One of the big problems in agriculture around 1900 was dissemination.  Researchers at the experiment stations and people in the field had identified ways to grow more and better plants and animals, but they couldn't convince farmers to change their habits and adopt new methods.

The description was reminiscent of the "best practices" fad in the 1990's: the idea that business consultants could identify what the best organizations were doing and then inject them into other organizations.

Lots of reasons why the idea doesn't work nearly as well as it ought to.  For one thing, a "best practice" identified by an outsider is likely to oversimplify, to miss some features of the organization's culture which are critical to success.  And importing a "best practice" under the auspices of some high-paid outsider is likely to raise the hackles (does anyone these days know what a "hackle" is) of the people who've been doing the work, in their minds pretty successfully.

[Updated: see this Technology Review post on why Silicon Valley can't be duplicated.]

Friday, July 05, 2013

The Modern Sisyphus or Diogenes

In the Sisyphus myth, the king was fated to roll a stone uphill forever, each only to see it roll back down.  That was my first thought in considering the blog The Daily Howler, written by Bob Somerby.

Mr. Somerby seems always to be disappointed by the truthfulness of media, particularly mainstream media.  The "always" brought Sisyphus to mind, but then I see the king's offense against the gods was to be deceitful and to try to outwit Zeus himself.  So that doesn't work particularly well.

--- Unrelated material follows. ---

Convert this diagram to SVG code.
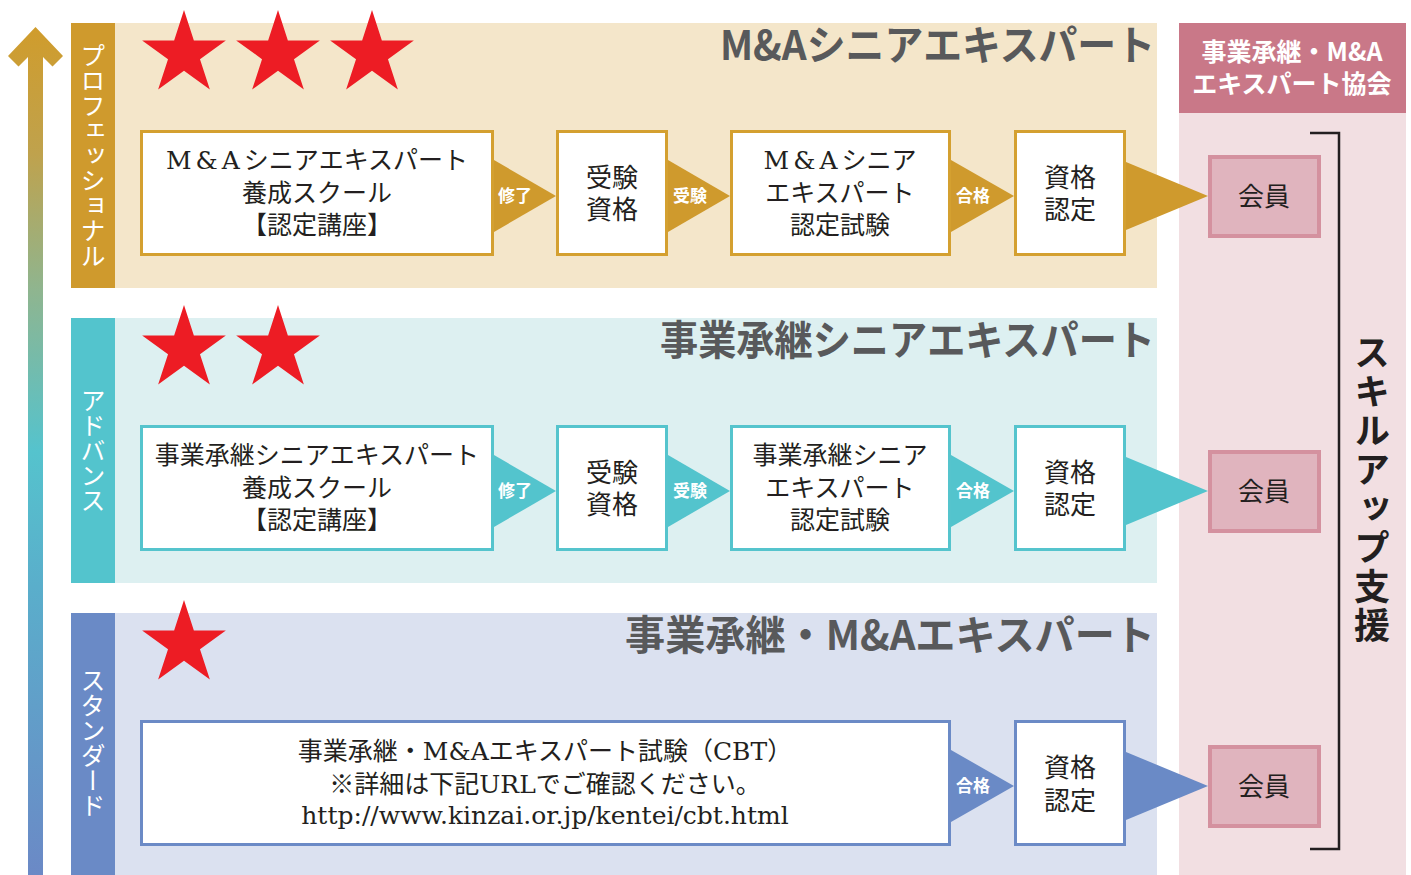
<svg xmlns="http://www.w3.org/2000/svg" width="1411" height="875" viewBox="0 0 1411 875">
<defs>
<linearGradient id="upGrad" gradientUnits="userSpaceOnUse" x1="0" y1="27" x2="0" y2="875">
<stop offset="0" stop-color="#d09c2c"/>
<stop offset="0.15" stop-color="#bfa24d"/>
<stop offset="0.31" stop-color="#8fb58f"/>
<stop offset="0.5" stop-color="#55c3cd"/>
<stop offset="0.66" stop-color="#5aaecb"/>
<stop offset="1" stop-color="#6b89c6"/>
</linearGradient>
<polygon id="star" points="0,-44 9.87,-13.6 41.85,-13.6 15.98,5.19 25.86,35.6 0,16.8 -25.86,35.6 -15.98,5.19 -41.85,-13.6 -9.87,-13.6" fill="#ed1c24"/>
</defs>
<style>
text{font-family:"Noto Sans CJK JP","Noto Sans",sans-serif;}
.box{fill:#ffffff;stroke-width:3;}
.gold{stroke:#d4a030;}
.teal{stroke:#55c4cd;}
.blue{stroke:#6b8ac6;}
.t{font-size:25px;fill:#231f20;text-anchor:middle;}
.t2{font-size:26px;fill:#231f20;text-anchor:middle;}
.lat{font-family:"DejaVu Serif","Liberation Serif",serif;}
.lbl{font-size:17px;font-weight:bold;fill:#ffffff;text-anchor:middle;}
.title{font-size:41px;font-weight:bold;fill:#58595b;}
.vlab{font-size:25px;fill:#ffffff;writing-mode:vertical-rl;text-anchor:middle;}
.mem{fill:#e0b4be;stroke:#d4919f;stroke-width:4;}
</style>

<!-- progress arrow -->
<g id="progress-arrow">
<path d="M35.5,27 L63,56 L52.5,66.5 L43,57 L43,875 L28,875 L28,57 L18.5,66.5 L8,56 Z" fill="url(#upGrad)"/>
</g>

<!-- bands -->
<g id="band-professional">
<rect x="71" y="23" width="1086" height="265" fill="#f4e6ca"/>
<rect x="71" y="23" width="44" height="265" fill="#cf9a2d"/>
<text class="vlab" x="93" y="155">プロフェッショナル</text>
<use href="#star" x="184" y="54"/>
<use href="#star" x="278" y="54"/>
<use href="#star" x="372" y="54"/>
<text class="title" x="720" y="60" textLength="435" lengthAdjust="spacingAndGlyphs">M&amp;Aシニアエキスパート</text>
</g>
<g id="band-advance">
<rect x="71" y="318" width="1086" height="265" fill="#ddf0f1"/>
<rect x="71" y="318" width="44" height="265" fill="#53c4cd"/>
<text class="vlab" x="93" y="450">アドバンス</text>
<use href="#star" x="184" y="349"/>
<use href="#star" x="278" y="349"/>
<text class="title" x="660" y="355" textLength="495" lengthAdjust="spacingAndGlyphs">事業承継シニアエキスパート</text>
</g>
<g id="band-standard">
<rect x="71" y="613" width="1086" height="262" fill="#dbe1f0"/>
<rect x="71" y="613" width="44" height="262" fill="#6a8ac6"/>
<text class="vlab" x="93" y="743">スタンダード</text>
<use href="#star" x="184" y="644"/>
<text class="title" x="625" y="650" textLength="530" lengthAdjust="spacingAndGlyphs">事業承継・M&amp;Aエキスパート</text>
</g>

<!-- association column -->
<g id="association">
<rect x="1179" y="23" width="227" height="852" fill="#f2dfe2"/>
<rect x="1179" y="23" width="227" height="90" fill="#c97888"/>
<text x="1292" y="61" font-size="25" font-weight="bold" fill="#ffffff" text-anchor="middle">事業承継・M&amp;A</text>
<text x="1292" y="93" font-size="25" font-weight="bold" fill="#ffffff" text-anchor="middle">エキスパート協会</text>
<path d="M1310,133 H1339 V849 H1310" fill="none" stroke="#231f20" stroke-width="2.5"/>
<text x="1372" y="490" font-size="36" font-weight="bold" fill="#231f20" text-anchor="middle" letter-spacing="3" style="writing-mode:vertical-rl">スキルアップ支援</text>
</g>

<!-- connectors -->
<g id="connectors">
<polygon points="494,160 494,232 556,196" fill="#cf9a2d"/>
<polygon points="668,160 668,232 730,196" fill="#cf9a2d"/>
<polygon points="951,160 951,232 1014,196" fill="#cf9a2d"/>
<polygon points="1126,162 1126,230 1208,196" fill="#cf9a2d"/>
<text class="lbl" x="515" y="202">修了</text>
<text class="lbl" x="690" y="202">受験</text>
<text class="lbl" x="973" y="202">合格</text>

<polygon points="494,455 494,527 556,491" fill="#53c4cd"/>
<polygon points="668,455 668,527 730,491" fill="#53c4cd"/>
<polygon points="951,455 951,527 1014,491" fill="#53c4cd"/>
<polygon points="1126,457 1126,525 1208,491" fill="#53c4cd"/>
<text class="lbl" x="515" y="497">修了</text>
<text class="lbl" x="690" y="497">受験</text>
<text class="lbl" x="973" y="497">合格</text>

<polygon points="951,750 951,822 1014,786" fill="#6a8ac6"/>
<polygon points="1126,752 1126,820 1208,786" fill="#6a8ac6"/>
<text class="lbl" x="973" y="792">合格</text>
</g>

<!-- row 1 nodes -->
<g id="p-school">
<rect class="box gold" x="141.5" y="131.5" width="351" height="123"/>
<text class="t" x="317" y="169"><tspan class="lat" letter-spacing="4">M&amp;A</tspan>シニアエキスパート</text>
<text class="t" x="317" y="202">養成スクール</text>
<text class="t" x="317" y="234">【認定講座】</text>
</g>
<g id="p-eligibility">
<rect class="box gold" x="557.5" y="131.5" width="109" height="123"/>
<text class="t2" x="612" y="187">受験</text>
<text class="t2" x="612" y="219">資格</text>
</g>
<g id="p-exam">
<rect class="box gold" x="731.5" y="131.5" width="218" height="123"/>
<text class="t" x="840" y="169"><tspan class="lat" letter-spacing="4">M&amp;A</tspan>シニア</text>
<text class="t" x="840" y="202">エキスパート</text>
<text class="t" x="840" y="234">認定試験</text>
</g>
<g id="p-cert">
<rect class="box gold" x="1015.5" y="131.5" width="109" height="123"/>
<text class="t2" x="1070" y="187">資格</text>
<text class="t2" x="1070" y="219">認定</text>
</g>
<g id="p-member">
<rect class="mem" x="1210" y="157" width="109" height="79"/>
<text class="t2" x="1264" y="206">会員</text>
</g>

<!-- row 2 nodes -->
<g id="a-school">
<rect class="box teal" x="141.5" y="426.5" width="351" height="123"/>
<text class="t" x="317" y="464">事業承継シニアエキスパート</text>
<text class="t" x="317" y="497">養成スクール</text>
<text class="t" x="317" y="529">【認定講座】</text>
</g>
<g id="a-eligibility">
<rect class="box teal" x="557.5" y="426.5" width="109" height="123"/>
<text class="t2" x="612" y="482">受験</text>
<text class="t2" x="612" y="514">資格</text>
</g>
<g id="a-exam">
<rect class="box teal" x="731.5" y="426.5" width="218" height="123"/>
<text class="t" x="840" y="464">事業承継シニア</text>
<text class="t" x="840" y="497">エキスパート</text>
<text class="t" x="840" y="529">認定試験</text>
</g>
<g id="a-cert">
<rect class="box teal" x="1015.5" y="426.5" width="109" height="123"/>
<text class="t2" x="1070" y="482">資格</text>
<text class="t2" x="1070" y="514">認定</text>
</g>
<g id="a-member">
<rect class="mem" x="1210" y="452" width="109" height="79"/>
<text class="t2" x="1264" y="501">会員</text>
</g>

<!-- row 3 nodes -->
<g id="s-exam">
<rect class="box blue" x="141.5" y="721.5" width="808" height="123"/>
<text class="t" x="545" y="760">事業承継・<tspan class="lat">M&amp;A</tspan>エキスパート試験（<tspan class="lat">CBT</tspan>）</text>
<text class="t" x="545" y="793">※詳細は下記<tspan class="lat">URL</tspan>でご確認ください。</text>
<text class="t lat" x="545" y="824">http://www.kinzai.or.jp/kentei/cbt.html</text>
</g>
<g id="s-cert">
<rect class="box blue" x="1015.5" y="721.5" width="109" height="123"/>
<text class="t2" x="1070" y="777">資格</text>
<text class="t2" x="1070" y="810">認定</text>
</g>
<g id="s-member">
<rect class="mem" x="1210" y="747" width="109" height="79"/>
<text class="t2" x="1264" y="796">会員</text>
</g>
</svg>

So then I thought of Diogenes, who supposedly wandered the world with lamp in hand, looking for and not finding an honest man.  Maybe that's closer; Mr. Somerby is our modern Diogenes.  Perhaps fitting, since Diogenes was a Cynic.

Or maybe we're fellows under the skin, both nitpickers supreme. 

Anyhow, I recommend occasional dips in the blog, though perhaps Mr. Somerby is wandering the blogosphere with lamp in hand, searching for and not finding the Art of Brevity.

Wednesday, July 03, 2013

Taxing CRP Payments

The title of this post at Sustainable Ag,  U.S. Tax Court: Federal Self-Employment Tax Applies to Non-Farmer’s CRP Payment,pretty well describes the content.

 It interests me because it involves determining that the owner of land in CRP is not automatically in the business of farming (assuming I understand it correctly).  The theory seems to be that while the owner is being compensated for activities required by the CRP contract, that's not farming but a business.

Tuesday, July 02, 2013

The EU, Payment Limits, Conservation, and WTO

One of the features of "Freedom to Farm", the 1996 direct payments program, was that it complied with WTO restrictions, meaning basically it didn't affect what crops were grown or not grown.  Regardless of what the farmer did, she was guaranteed the payment as long as she didn't sell the land for a suburban development.   The vision at that time, the height of the Washington consensus,  was that the world was gradually moving away from government subsidies and intervention in agricultural affairs.  Oxfam and other international groups beat the U.S. around the head and shoulders for the distortions introduced by our farm programs, particularly the adverse effects of the cotton program on Third World cotton producers.  But 17 years have passed since that law was enacted and the climate of opinion in the world has changed.  It looks as if we'll replace the direct payments program with crop insurance subsidies without much concern for WTO rules, even though the subsidies obviously affect what's planted.   Has the Great Recession created more tolerance for government intervention, more economic nationalism?

This BBC piece (hat tip John Phipps) shows some of the factors also affecting the EU's redo of their farm policy.



Monday, July 01, 2013

The Importance of What's Underneath

MIT's Technology Review reports on research explaining "fairy circles"., at least those in grassland mostly in South Africa.  It seems it's caused by competition among plant roots.